«Вы считаете меня каннибалом?» — замечание, которое часто делает веселый мясоед, наслаждаясь своим ростбифом в присутствии вегетарианца; и нельзя отрицать, что именно такая мысль обычно приходит на ум, ибо более высокоразвитые нечеловеческие животные очень близки к человеку. «Мы не едим негров, — говорит мистер У. Х. Хадсон, — хотя их пигментированная кожа, плоские ступни и курчавые головы провозглашают их другим видом — даже обезьянье мясо отвратительно для нас, просто потому, что нам кажется, что это существо в своем уродстве напоминает некоторых стариков, женщин и детей, которых мы знаем. Но нежную, большемозгую социальную корову... мы забиваем и питаемся ее плотью — монстры и каннибалы, которыми мы являемся». Никаких извинений, следовательно, не будет принесено за заголовок этой главы. Существует вполне реальное сходство не только между антропофагией и другими формами поедания плоти, но и между оправданиями, предлагаемыми каннибалами, и теми, что предлагают мясоеды.
Сорок лет назад возможность здоровой жизни на безмясной диете отнюдь не была так широко признана, как сейчас; и, следовательно, против воздержания от «мясницкого мяса» выдвигались очень наивные и бесхитростные возражения. Мистер Киган Пол рассказал мне, что однажды слышал, как дама сказала Ф. У. Ньюману: «Но, профессор, разве вы не чувствуете себя очень слабым?», на что профессор твердо ответил: «Мадам, пощупайте мои икры». «Чем же вы, ради всего святого, питаетесь?» — часто задаваемый вопрос в Итоне в те дни, подразумевающий, что в вегетарианской диете нет «разнообразия»; забавная жалоба, учитывая то, что Ричард Джефферис описал как «бесконечный круговорот баранины и говядины, к которому сводит нас мертвый уровень цивилизации [sic]». Эта монотонность в ортодоксальных трапезах настолько очевидна, что «Spectator» много лет назад опубликовал статью под заголовком «Требуется новое мясо», в которой объяснялось, что необходимо какое-то новое и крупное животное, что-то, что «сочетало бы аромат дичи с существенной плотностью бараньей ноги». Выбор «Spectator» в конечном итоге пал на канну, но не раньше, чем были добросовестно обсуждены претензии различных других «забытых животных», среди которых был бородавочник.
То, что совесть каннибала несколько виновата и неспокойна, кажется очевидным из характера аргументов, выдвигаемых апологетами мясоедения; иначе почему доктор П. Х. Карпентер предположил, что низшие животные были «посланы» нам в пищу, когда, как ученый, он хорошо знал абсурдность этого замечания?
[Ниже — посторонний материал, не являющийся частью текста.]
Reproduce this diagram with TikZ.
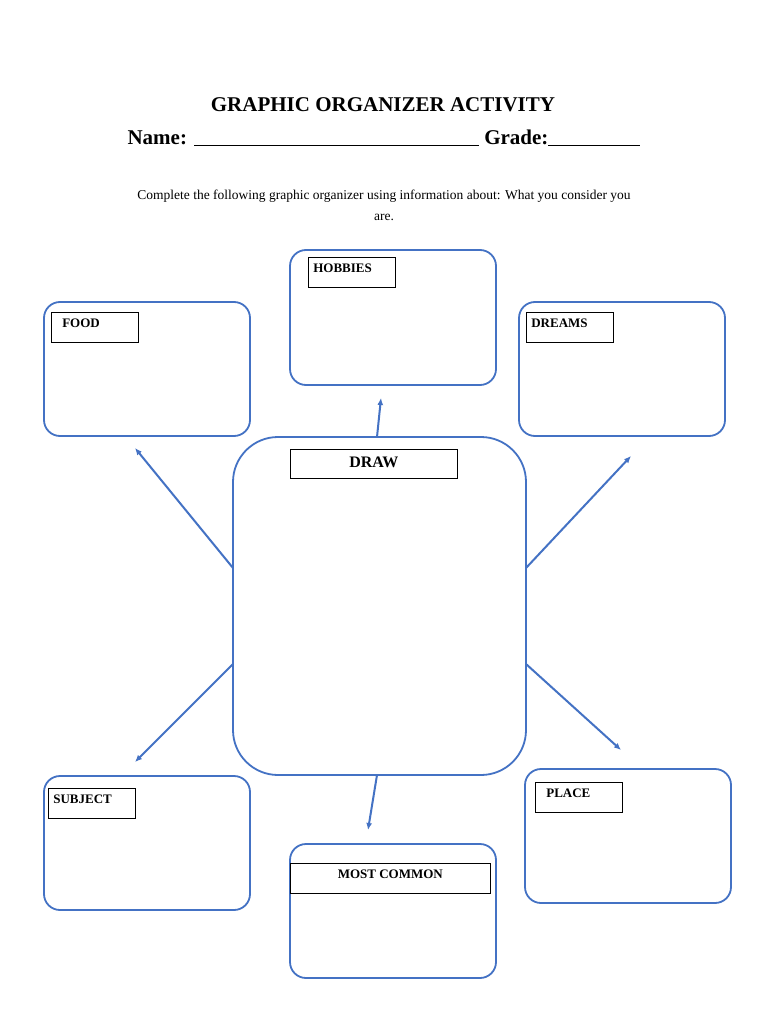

Почему бы не сказать прямо то, что Натаниэль Готорн написал в своих «Английских записных книжках», что «лучшее, что может сделать человек, рожденный на этом острове, — это есть свою говядину и баранину, пить свой портер, принимать вещи такими, какие они есть, и думать мысли, которые будут настолько говяжьими, бараньими и портерными, что они будут скорее материальными, чем интеллектуальными»? Безрассудная стойкость простого и варварского народа по сути бессознательна, точно так же, как действие ястреба или ласки бессознательно, когда они хватают свою добычу; но когда сознание однажды пробуждается и возникает сомнение в моральности действия, начинается привычка приводить софистические причины для практик, которые нельзя оправдать. Герман Мелвилл говорит нам в своем «Тайпи», что полинезийцы, осознавая ужас, который европейцы испытывают перед антропофагией, «неизменно отрицают ее существование и с хитростью, присущей дикарям, стараются скрыть каждый ее след». Существование мясоедения нельзя отрицать; но разве мы не видим хитрость дикаря в уклончивых и надуманных причинах, приводимых для его продолжения?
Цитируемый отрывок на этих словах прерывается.